* Request *
Only the lines from the top of the listing below to the line that has "88.8, 88.2, 89.4];" should be echoed, with both ends kept and pictures left out.

☆ ☆ ☆ ☆ ☆

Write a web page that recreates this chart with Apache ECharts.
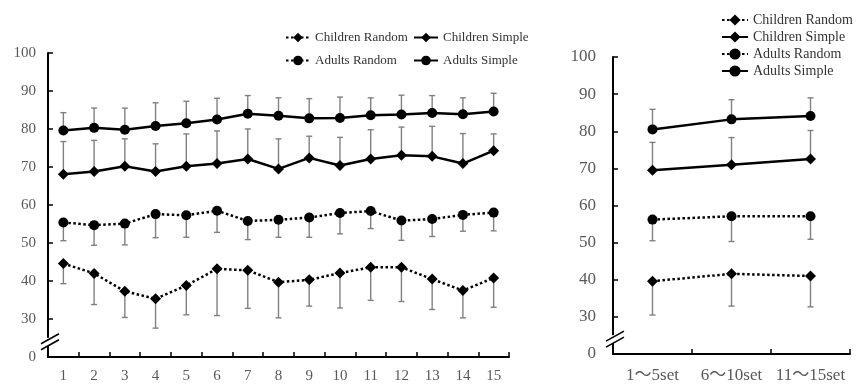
<!DOCTYPE html>
<html>
<head>
<meta charset="utf-8">
<script src="https://cdn.jsdelivr.net/npm/echarts@6/dist/echarts.min.js"></script>
<style>
  html, body { margin: 0; padding: 0; background: #fff; }
  #chart { width: 858px; height: 389px; }
</style>
</head>
<body>
<div id="chart"></div>
<script>
// per-set values (left panel)
const sets = ['1','2','3','4','5','6','7','8','9','10','11','12','13','14','15'];
const childrenRandom     = [44.6, 42.0, 37.3, 35.3, 38.8, 43.2, 42.8, 39.7, 40.3, 42.1, 43.6, 43.6, 40.5, 37.5, 40.8];
const childrenRandomLow  = [39.3, 33.8, 30.4, 27.6, 31.1, 30.9, 32.8, 30.3, 33.4, 32.9, 34.9, 34.6, 32.5, 30.3, 33.1];
const childrenSimple     = [68.1, 68.8, 70.2, 68.8, 70.2, 70.9, 72.1, 69.5, 72.4, 70.4, 72.1, 73.1, 72.8, 70.9, 74.3];
const childrenSimpleHigh = [76.7, 77.0, 77.4, 76.1, 78.7, 79.5, 80.0, 77.4, 78.1, 77.8, 79.8, 80.5, 80.7, 78.8, 78.7];
const adultsRandom       = [55.4, 54.7, 55.1, 57.6, 57.3, 58.5, 55.8, 56.1, 56.7, 57.9, 58.4, 55.9, 56.3, 57.4, 58.0];
const adultsRandomLow    = [50.6, 49.4, 49.5, 51.4, 51.5, 52.8, 50.9, 51.5, 51.5, 52.4, 53.8, 50.7, 51.7, 53.1, 53.2];
const adultsSimple       = [79.6, 80.3, 79.8, 80.8, 81.5, 82.5, 84.0, 83.5, 82.8, 82.9, 83.6, 83.8, 84.2, 83.9, 84.6];
const adultsSimpleHigh   = [84.3, 85.5, 85.5, 86.9, 87.3, 88.1, 88.8, 88.2, 88.0, 88.4, 88.2, 88.9, 88.8, 88.2, 89.4];

// block averages (right panel)
const blocks = ['1～5set', '6～10set', '11～15set'];
const blockChildrenRandom     = [39.6, 41.6, 41.0];
const blockChildrenRandomLow  = [30.5, 32.9, 32.7];
const blockChildrenSimple     = [69.5, 71.0, 72.5];
const blockChildrenSimpleHigh = [77.0, 78.3, 80.2];
const blockAdultsRandom       = [56.2, 57.1, 57.1];
const blockAdultsRandomLow    = [50.5, 50.3, 50.9];
const blockAdultsSimple       = [80.5, 83.2, 84.1];
const blockAdultsSimpleHigh   = [85.9, 88.5, 89.0];

const yTicks = [20, 30, 40, 50, 60, 70, 80, 90, 100]; // 20 is drawn as the broken "0"

const FONT = '"Liberation Serif", "Times New Roman", "Noto Sans CJK JP", serif';
const LABEL = '#595959';

const chart = echarts.init(document.getElementById('chart'), null, { renderer: 'canvas' });

function errBars(values, ends, gi) {
  return {
    type: 'custom',
    xAxisIndex: gi,
    yAxisIndex: gi,
    z: 1,
    silent: true,
    encode: { x: 0, y: [1, 2] },
    data: values.map((v, i) => [i, v, ends[i]]),
    renderItem: function (params, api) {
      const p0 = api.coord([api.value(0), api.value(1)]);
      const p1 = api.coord([api.value(0), api.value(2)]);
      const st = { stroke: '#808080', lineWidth: 1.4 };
      return {
        type: 'group',
        children: [
          { type: 'line', shape: { x1: p0[0], y1: p0[1], x2: p1[0], y2: p1[1] }, style: st },
          { type: 'line', shape: { x1: p1[0] - 3, y1: p1[1], x2: p1[0] + 3, y2: p1[1] }, style: st }
        ]
      };
    }
  };
}

function lineSeries(name, values, gi, dotted, symbol) {
  return {
    name: name,
    type: 'line',
    xAxisIndex: gi,
    yAxisIndex: gi,
    z: 3,
    data: values,
    symbol: symbol,
    symbolSize: symbol === 'diamond' ? 11 : 10,
    itemStyle: { color: '#000' },
    lineStyle: { color: '#000', width: 2.5, type: dotted ? [2.5, 2.5] : 'solid' },
    emphasis: { disabled: true }
  };
}

function xAxis(gi, data, fontSize, margin) {
  return {
    type: 'category',
    gridIndex: gi,
    data: data,
    axisLine: { lineStyle: { color: '#000', width: 2 } },
    axisTick: { show: true, inside: true, length: 5, lineStyle: { color: '#000', width: 1.5 } },
    axisLabel: { color: LABEL, fontFamily: FONT, fontSize: fontSize, margin: margin,
                 interval: 0, hideOverlap: false }
  };
}

function yAxis(gi, fontSize, margin) {
  return {
    type: 'value',
    gridIndex: gi,
    min: yTicks[0],
    max: yTicks[yTicks.length - 1],
    interval: 10,
    splitLine: { show: false },
    axisLine: { show: true, lineStyle: { color: '#000', width: 2 } },
    axisTick: { show: true, inside: true, length: 5, lineStyle: { color: '#000', width: 1.5 } },
    axisLabel: {
      color: LABEL, fontFamily: FONT, fontSize: fontSize, margin: margin,
      formatter: v => (v === yTicks[0] ? '0' : String(v))
    }
  };
}

const legendText = { fontFamily: FONT, fontSize: 13, color: '#333' };

const option = {
  animation: false,
  backgroundColor: '#fff',
  grid: [
    { left: 48, right: 349, top: 53, bottom: 32 },
    { left: 613, right: 8, top: 57, bottom: 35 }
  ],
  legend: [
    { data: ['Children Random', 'Adults Random'], orient: 'vertical', left: 280, top: 26,
      itemWidth: 24, itemHeight: 12, itemGap: 10, textStyle: legendText, selectedMode: false },
    { data: ['Children Simple', 'Adults Simple'], orient: 'vertical', left: 408, top: 26,
      itemWidth: 24, itemHeight: 12, itemGap: 10, textStyle: legendText, selectedMode: false },
    { data: ['Children Random', 'Children Simple', 'Adults Random', 'Adults Simple'], orient: 'vertical',
      left: 716, top: 8, itemWidth: 26, itemHeight: 14, itemGap: 3,
      textStyle: Object.assign({}, legendText, { fontSize: 14 }), selectedMode: false }
  ],
  xAxis: [xAxis(0, sets, 15, 12), xAxis(1, blocks, 17, 13)],
  yAxis: [yAxis(0, 15, 12), yAxis(1, 17, 17)],
  series: [
    errBars(childrenRandom, childrenRandomLow, 0),
    errBars(childrenSimple, childrenSimpleHigh, 0),
    errBars(adultsRandom, adultsRandomLow, 0),
    errBars(adultsSimple, adultsSimpleHigh, 0),
    lineSeries('Children Random', childrenRandom, 0, true, 'diamond'),
    lineSeries('Children Simple', childrenSimple, 0, false, 'diamond'),
    lineSeries('Adults Random', adultsRandom, 0, true, 'circle'),
    lineSeries('Adults Simple', adultsSimple, 0, false, 'circle'),

    errBars(blockChildrenRandom, blockChildrenRandomLow, 1),
    errBars(blockChildrenSimple, blockChildrenSimpleHigh, 1),
    errBars(blockAdultsRandom, blockAdultsRandomLow, 1),
    errBars(blockAdultsSimple, blockAdultsSimpleHigh, 1),
    lineSeries('Children Random', blockChildrenRandom, 1, true, 'diamond'),
    lineSeries('Children Simple', blockChildrenSimple, 1, false, 'diamond'),
    lineSeries('Adults Random', blockAdultsRandom, 1, true, 'circle'),
    lineSeries('Adults Simple', blockAdultsSimple, 1, false, 'circle')
  ]
};

chart.setOption(option);

// axis break marks ("//") between 0 and 30
function breakMark(gi, axisX) {
  const y = chart.convertToPixel({ yAxisIndex: gi }, 24);
  const st = { stroke: '#000', lineWidth: 1.6 };
  return [
    { type: 'rect', shape: { x: axisX - 2, y: y - 4, width: 4, height: 8 }, style: { fill: '#fff' }, z: 100 },
    { type: 'line', shape: { x1: axisX - 7, y1: y + 8, x2: axisX + 11, y2: y - 2 }, style: st, z: 101 },
    { type: 'line', shape: { x1: axisX - 7, y1: y + 2, x2: axisX + 11, y2: y - 8 }, style: st, z: 101 }
  ];
}

chart.setOption({ graphic: breakMark(0, 48).concat(breakMark(1, 613)) });
</script>
</body>
</html>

☆ ☆ ☆ ☆ ☆

* Exercise answer *
Write a web page that recreates this chart with Apache ECharts.
<!DOCTYPE html>
<html>
<head>
<meta charset="utf-8">
<script src="https://cdn.jsdelivr.net/npm/echarts@6/dist/echarts.min.js"></script>
<style>
  html, body { margin: 0; padding: 0; background: #fff; }
  #chart { width: 858px; height: 389px; }
</style>
</head>
<body>
<div id="chart"></div>
<script>
// per-set values (left panel)
const sets = ['1','2','3','4','5','6','7','8','9','10','11','12','13','14','15'];
const childrenRandom     = [44.6, 42.0, 37.3, 35.3, 38.8, 43.2, 42.8, 39.7, 40.3, 42.1, 43.6, 43.6, 40.5, 37.5, 40.8];
const childrenRandomLow  = [39.3, 33.8, 30.4, 27.6, 31.1, 30.9, 32.8, 30.3, 33.4, 32.9, 34.9, 34.6, 32.5, 30.3, 33.1];
const childrenSimple     = [68.1, 68.8, 70.2, 68.8, 70.2, 70.9, 72.1, 69.5, 72.4, 70.4, 72.1, 73.1, 72.8, 70.9, 74.3];
const childrenSimpleHigh = [76.7, 77.0, 77.4, 76.1, 78.7, 79.5, 80.0, 77.4, 78.1, 77.8, 79.8, 80.5, 80.7, 78.8, 78.7];
const adultsRandom       = [55.4, 54.7, 55.1, 57.6, 57.3, 58.5, 55.8, 56.1, 56.7, 57.9, 58.4, 55.9, 56.3, 57.4, 58.0];
const adultsRandomLow    = [50.6, 49.4, 49.5, 51.4, 51.5, 52.8, 50.9, 51.5, 51.5, 52.4, 53.8, 50.7, 51.7, 53.1, 53.2];
const adultsSimple       = [79.6, 80.3, 79.8, 80.8, 81.5, 82.5, 84.0, 83.5, 82.8, 82.9, 83.6, 83.8, 84.2, 83.9, 84.6];
const adultsSimpleHigh   = [84.3, 85.5, 85.5, 86.9, 87.3, 88.1, 88.8, 88.2, 88.0, 88.4, 88.2, 88.9, 88.8, 88.2, 89.4];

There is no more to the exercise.